At P.S. 397, Ms. Matthew was relieved. She thought the tests had been fair, unlike those in the previous year, and she predicted that P.S. 397, as a whole, would do better. She believed the Common Core had made Chrispin a more discerning student, and she had watched his confidence improve over the year.
During an end-of-year evaluation, Chrispin flawlessly read aloud a 100-word passage on apple trees. And in class, he had grown more adept at using evidence to support his arguments. But his comprehension was still weak and his writing could be disorganized, and in math, he was still having trouble with word problems.
“Chrispin is going to make strides, it’s just going to be a long, long journey,” Ms. Matthew said. “To expect him to master all of this very quickly is, I think, ludicrous.”
In early June, Chrispin’s outlook brightened. Preliminary test scores came in, and the results were promising: Chrispin was not among the bottom 10 percent of students in the city.

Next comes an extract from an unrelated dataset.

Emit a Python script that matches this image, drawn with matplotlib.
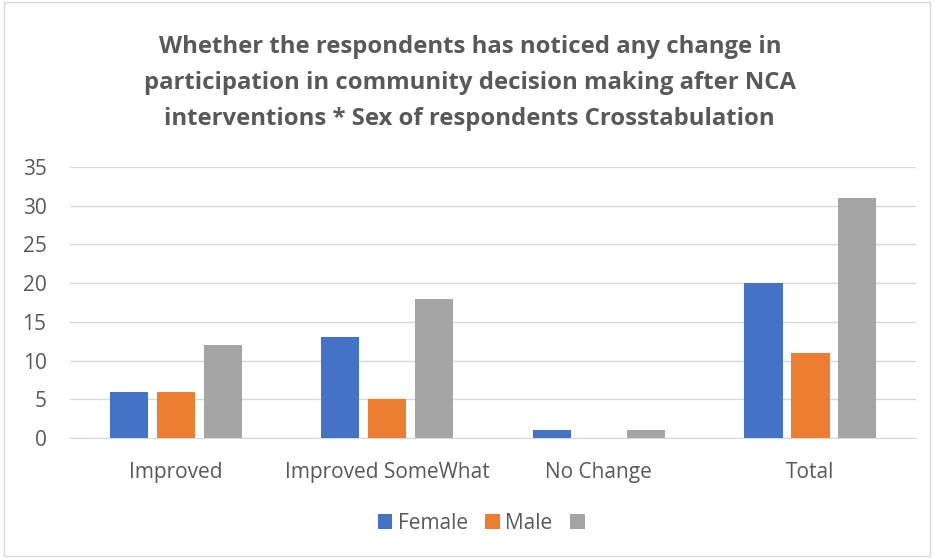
import matplotlib.pyplot as plt
import numpy as np

categories = ["Improved", "Improved SomeWhat", "No Change", "Total"]
female = [6, 13, 1, 20]
male = [6, 5, 0, 11]
total = [12, 18, 1, 31]
series_names = ["Female", "Male", " "]
colors = ["#4472C4", "#ED7D31", "#A5A5A5"]

plt.rcParams["font.family"] = ["Open Sans", "DejaVu Sans"]

fig = plt.figure(figsize=(9.34, 5.58), dpi=100)
ax = fig.add_axes([0.075, 0.215, 0.906, 0.486])

x = np.arange(len(categories))
width = 0.18
step = 0.222
for i, (vals, name, col) in enumerate(zip([female, male, total], series_names, colors)):
    ax.bar(x + (i - 1) * step, vals, width, color=col, label=name, zorder=3)

ax.set_xlim(-0.5, len(categories) - 0.5)
ax.set_ylim(0, 35)
ax.set_yticks(range(0, 36, 5))
ax.set_xticks(x)
ax.set_xticklabels(categories)
ax.tick_params(axis="both", length=0, labelsize=15, colors="#595959")
ax.tick_params(axis="x", pad=17)
ax.tick_params(axis="y", pad=17)
ax.grid(axis="y", color="#D9D9D9", linewidth=1, zorder=0)
for s in ["top", "right", "left"]:
    ax.spines[s].set_visible(False)
ax.spines["bottom"].set_color("#D9D9D9")

fig.suptitle("Whether the respondents has noticed any change in\n"
             "participation in community decision making after NCA\n"
             "interventions * Sex of respondents Crosstabulation",
             x=0.503, y=0.937, fontsize=17.2, fontweight="bold", color="#595959",
             linespacing=1.66)

fig.legend(loc="center", bbox_to_anchor=(0.521, 0.062), ncol=3, frameon=False,
           fontsize=15, labelcolor="#595959", handlelength=0.7, handleheight=0.7,
           handletextpad=0.25, columnspacing=0.85)

fig.patches.append(plt.Rectangle((0.004, 0.004), 0.992, 0.992, transform=fig.transFigure,
                                 fill=False, edgecolor="#D9D9D9", linewidth=1))

fig.savefig("out.png", dpi=100)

He would be promoted to the fifth grade along with his siblings, and he would not have to attend summer school. Though he would not know until August whether he had passed the exams, he was elated.
“Yes!” he said. “I feel so proud of myself. I thought I would do really bad and feel guilty. This gives me a second chance.”
Without pause, Chrispin began plotting out his summer: days filled with “Assassin’s Creed,” dinners at Applebee’s, Bible school on weekends and a visit to the National September 11 Memorial Museum.
Then, with equal certainty, he listed his plans for the next school year: He would get into a good middle school. He would keep up his grades so that he could go on the fifth-grade trip. And he would dance across the stage at graduation, a trophy in his hands.